### REQUEST
Every line below that mentions the word "this" should be copied out.

(Dataset excerpt)
+ + + + + + +
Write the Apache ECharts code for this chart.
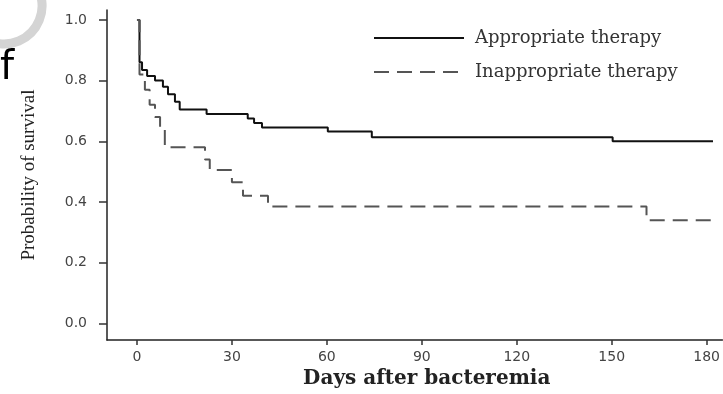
<!DOCTYPE html>
<html>
<head>
<meta charset="utf-8">
<script src="https://cdn.jsdelivr.net/npm/echarts@6/dist/echarts.min.js"></script>
<style>
  html, body { margin: 0; padding: 0; background: #fff; }
  #chart { width: 723px; height: 394px; }
</style>
</head>
<body>
<div id="chart"></div>
<script>
// Kaplan-Meier steps [days, survival]
var appropriate = [
  [0, 1.0], [0.8, 0.86], [1.6, 0.835], [3.2, 0.815], [5.7, 0.80], [8.2, 0.78],
  [9.8, 0.755], [12, 0.73], [13.5, 0.705], [22, 0.69], [35, 0.675], [37, 0.66],
  [39.5, 0.645], [60.3, 0.632], [74.2, 0.613], [150.3, 0.60], [182, 0.60]
];
var inappropriate = [
  [0, 1.0], [0.8, 0.82], [2.5, 0.77], [4, 0.72], [5.7, 0.68], [7.3, 0.64],
  [8.8, 0.58], [21.5, 0.54], [23, 0.505], [30, 0.465], [33.5, 0.42],
  [41.4, 0.385], [161, 0.34], [182, 0.34]
];
var seriesNames = ['Appropriate therapy', 'Inappropriate therapy'];
var xTicks = [0, 30, 60, 90, 120, 150, 180];
var yTicks = [0.0, 0.2, 0.4, 0.6, 0.8, 1.0];
// axis extents: the axes run a little past 0 on both sides
var xRange = [-9.47, 185];
var yRange = [-0.0554, 1.0326];

var chartDom = document.getElementById('chart');
var chart = echarts.getInstanceByDom(chartDom) || echarts.init(chartDom);

var tickFont = { fontFamily: 'DejaVu Sans', fontSize: 14, color: '#444' };
var axisColor = '#222';

var option = {
  animation: false,
  backgroundColor: '#fff',
  grid: { left: 107, right: 0, top: 10, bottom: 50 },
  legend: {
    orient: 'vertical',
    left: 373,
    top: 29,
    padding: 0,
    itemWidth: 90,
    itemHeight: 14,
    itemGap: 16,
    data: seriesNames,
    itemStyle: { opacity: 0 },
    textStyle: { fontFamily: 'DejaVu Serif', fontSize: 18, color: '#333', padding: [0, 0, 0, 6] }
  },
  xAxis: {
    type: 'value', min: xRange[0], max: xRange[1],
    axisLine: { show: true, onZero: false, lineStyle: { color: axisColor, width: 1.5 } },
    axisTick: { show: true, length: 5, customValues: xTicks, lineStyle: { color: '#333', width: 1.5 } },
    axisLabel: Object.assign({ margin: 10, customValues: xTicks }, tickFont),
    splitLine: { show: false },
    name: 'Days after bacteremia',
    nameLocation: 'middle',
    nameGap: 27,
    nameTextStyle: {
      fontFamily: 'DejaVu Serif', fontSize: 20, fontWeight: 'bold', color: '#222',
      padding: [0, 0, 0, 24]
    }
  },
  yAxis: {
    type: 'value', min: yRange[0], max: yRange[1],
    axisLine: { show: true, onZero: false, lineStyle: { color: axisColor, width: 1.5 } },
    axisTick: { show: true, length: 8, customValues: yTicks, lineStyle: { color: '#333', width: 1.5 } },
    axisLabel: Object.assign({ margin: 20, customValues: yTicks }, tickFont, {
      formatter: function (v) { return v.toFixed(1); }
    }),
    splitLine: { show: false },
    name: 'Probability of survival',
    nameLocation: 'middle',
    nameGap: 68,
    nameTextStyle: { fontFamily: 'Liberation Serif', fontSize: 19, color: '#222' }
  },
  graphic: [
    { type: 'arc', shape: { cx: 4, cy: 6, r: 38, startAngle: -0.4, endAngle: 1.75 },
      style: { stroke: '#d4d4d4', lineWidth: 9, fill: null }, silent: true },
    { type: 'text', left: 0, top: 49,
      style: { text: 'f', font: '40px "DejaVu Sans"', fill: '#000' }, silent: true }
  ],
  series: [
    {
      name: seriesNames[0], type: 'line', step: 'end', data: appropriate,
      symbol: 'none',
      lineStyle: { color: '#111', width: 2 }, itemStyle: { color: '#111' }
    },
    {
      name: seriesNames[1], type: 'line', step: 'end', data: inappropriate,
      symbol: 'none',
      lineStyle: { color: '#555', width: 2, type: [15, 8] }, itemStyle: { color: '#555' }
    }
  ]
};

chart.setOption(option);
</script>
</body>
</html>
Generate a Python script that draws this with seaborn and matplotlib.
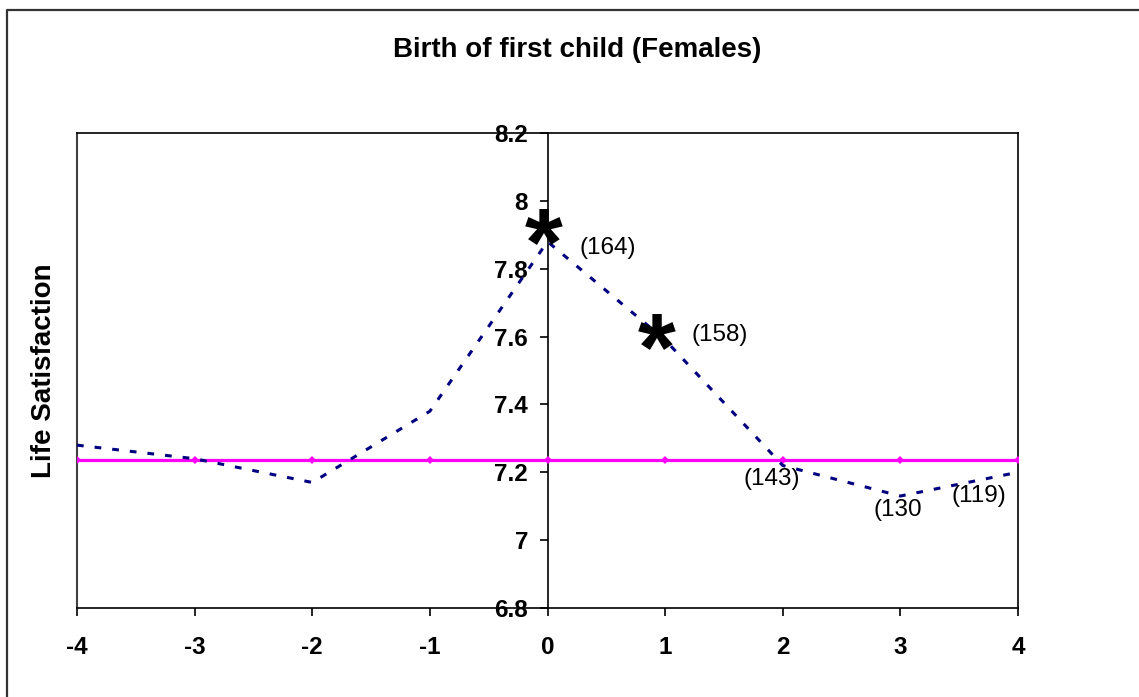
import matplotlib
matplotlib.use("Agg")
import matplotlib.pyplot as plt
from matplotlib.lines import Line2D
import seaborn as sns
import pandas as pd

# ---- data ----
years = [-4, -3, -2, -1, 0, 1, 2, 3, 4]
life_satisfaction = [7.28, 7.24, 7.17, 7.38, 7.88, 7.59, 7.22, 7.13, 7.20]
baseline = [7.235, 7.235, 7.235, 7.235, 7.235, 7.235, 7.235, 7.235, 7.235]

star_x = [-0.03, 0.93]
star_y = [7.92, 7.61]

n_labels = ["(164)", "(158)", "(143)", "(130", "(119)"]
n_label_x = [0.51, 1.46, 1.91, 2.98, 3.67]
n_label_y = [7.86, 7.605, 7.18, 7.09, 7.13]

y_ticks = [6.8, 7.0, 7.2, 7.4, 7.6, 7.8, 8.0, 8.2]
y_tick_labels = ["6.8", "7", "7.2", "7.4", "7.6", "7.8", "8", "8.2"]

title = "Birth of first child (Females)"
ylabel = "Life Satisfaction"

# ---- style ----
sns.set_style("white")
plt.rcParams["font.family"] = ["Liberation Sans", "DejaVu Sans"]
plt.rcParams["text.color"] = "black"
plt.rcParams["axes.labelcolor"] = "black"
plt.rcParams["xtick.color"] = "black"
plt.rcParams["ytick.color"] = "black"

W, H = 1139, 697
fig = plt.figure(figsize=(W / 100, H / 100), dpi=100)
ax = fig.add_axes([77 / W, 1 - 608 / H, 941 / W, 475 / H])

df = pd.DataFrame({"year": years, "ls": life_satisfaction, "base": baseline})

sns.lineplot(data=df, x="year", y="base", ax=ax, color="#FF00FF", lw=2.3,
             marker="D", markersize=4.5, markeredgewidth=0, zorder=3)
sns.lineplot(data=df, x="year", y="ls", ax=ax, color="#000080", lw=2.2,
             dashes=False, zorder=4)
ax.lines[-1].set_dashes((2.2, 3.6))

# axes styling (Excel-like): y axis crosses at x = 0
ax.spines["left"].set_position(("data", 0))
for s in ["left", "bottom", "top", "right"]:
    ax.spines[s].set_color("black")
    ax.spines[s].set_linewidth(1.2)
ax.axvline(-4, color="#404040", lw=1.5, clip_on=False, zorder=1)

ax.set_xlim(-4, 4)
ax.set_ylim(6.8, 8.2)
ax.set_xticks(years)
ax.set_xticklabels([str(v) for v in years], fontsize=17.5, fontweight="bold")
ax.set_yticks(y_ticks)
ax.set_yticklabels(y_tick_labels, fontsize=17.5, fontweight="bold")
ax.tick_params(axis="x", direction="out", length=6, width=1.2, pad=14,
               bottom=True, top=False, colors="black")
ax.tick_params(axis="y", direction="out", length=6, width=1.2, pad=8,
               left=True, right=False, colors="black")

ax.set_xlabel("")
ax.set_ylabel(ylabel, fontsize=20, fontweight="bold", color="black")
ax.yaxis.set_label_coords(-0.021, 0.5)

# asterisks for significance
for sx, sy in zip(star_x, star_y):
    ax.annotate("*", xy=(sx, sy), xytext=(0, -34), textcoords="offset points",
                ha="center", va="baseline", fontsize=70, fontweight="bold",
                color="black", zorder=6)

# sample size labels
for t, lx, ly in zip(n_labels, n_label_x, n_label_y):
    ax.text(lx, ly, t, ha="center", va="center", fontsize=17.5, color="black",
            zorder=6)

fig.text(577 / W, 1 - 57 / H, title, ha="center", va="baseline",
         fontsize=20, fontweight="bold", color="black")

# outer chart border (top and left visible)
fig.add_artist(Line2D([7 / W, 7 / W, 1.0], [0.0, 1 - 10 / H, 1 - 10 / H],
                      transform=fig.transFigure, color="#333333", lw=1.6))

fig.savefig("out.png", dpi=100)
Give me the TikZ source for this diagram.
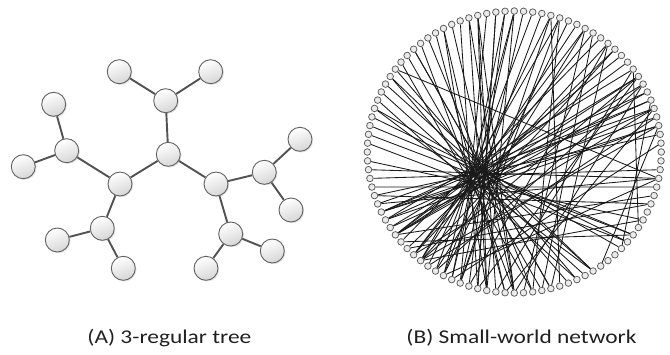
+ + + + + + +
### EXERCISE RESPONSE
Write the Apache ECharts code for this chart.
Generate a Python script that draws this with seaborn and matplotlib.
Give me the TikZ source for this diagram.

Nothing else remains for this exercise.